Murray has expressed frustration about Zadorov’s situation and Buffalo’s lack of control over it. So, the situation is as murky as ever.
Bo Horvat, Vancouver
Horvat (shoulder) recently rejoined the Canucks after a conditioning stint in AHL Utica, and should make his NHL debut in the not-too-distant future (Tom Sestito, who filled in for the suspended Alex Burrows at forward, was injured Sunday against Nashville.) The ninth overall pick in ’13 is projected to be with the Canucks for the year, but that plan could change if he doesn’t show well in his nine-game cameo.
The Canucks could continue to drag things out by keeping Horvat around, then loaning him to Team Canada for the World Juniors. There’s also this to consider, from TSN’s Bob McKenzie:
Some NHL clubs and player agents have duly noted that if a team keeps an underager past the 9/10 game threshold but sends him back to junior before 39/40, there may actually be a financial benefit to the club to do so.

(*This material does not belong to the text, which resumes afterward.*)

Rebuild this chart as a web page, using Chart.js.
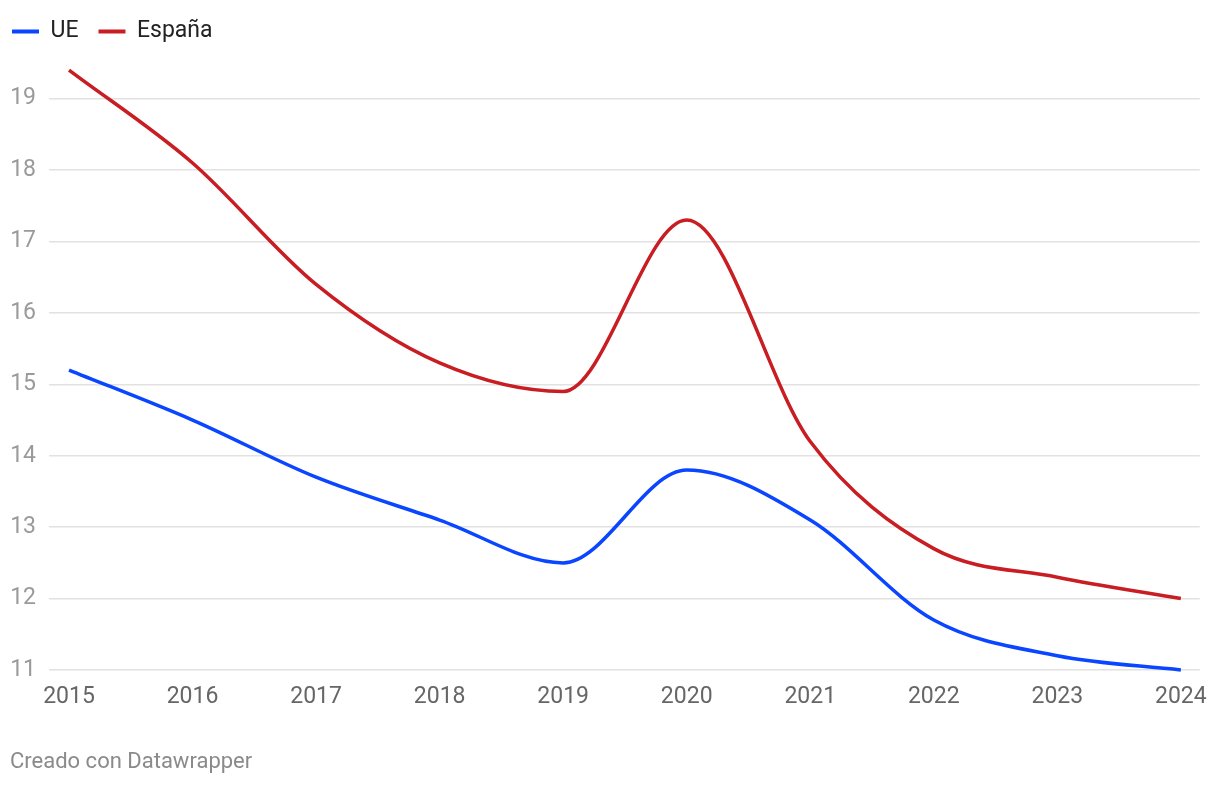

If a player goes back to junior in a burned first year of an entry-level deal, it’s difficult to earn the bonuses available to him. It also makes it more difficult for a player with a lesser body of entry-level work (two years instead of three) to hit a home run in the player’s second NHL contract, much more likely to have to take a lower-value bridge deal than a long-term, big dollar pact.
Anthony Duclair, New York
Duclair, the preseason sensation that made the Rangers out of training camp, is in a little bit of a different situation than those listed above because he’s not tied to the nine-game junior rule. From NHL.com:
[Duclair] did not sign his first contract until Jan. 6, 2014; six days after the deadline of Dec. 31, 2013. As a result, he has just two years remaining on his entry-level contract after this season, and is eligible for restricted free agency in 2017 no matter if the Rangers keep him on their roster or return him to the Quebec Remparts in the QMJHL.
As such, the Rangers are already in the first year of Duclair’s entry-level contract and could essentially return him to Quebec whenever they see fit. That could happen once forward Derek Stepan (fractured fibula) comes off long-term injured reserve on Nov. 3.
Duclair was a healthy scratch for a couple of games in mid-October but has looked good as of late, with three points in his last five games. What’s more, the Rangers recently put veteran forward Ryan Malone on waivers.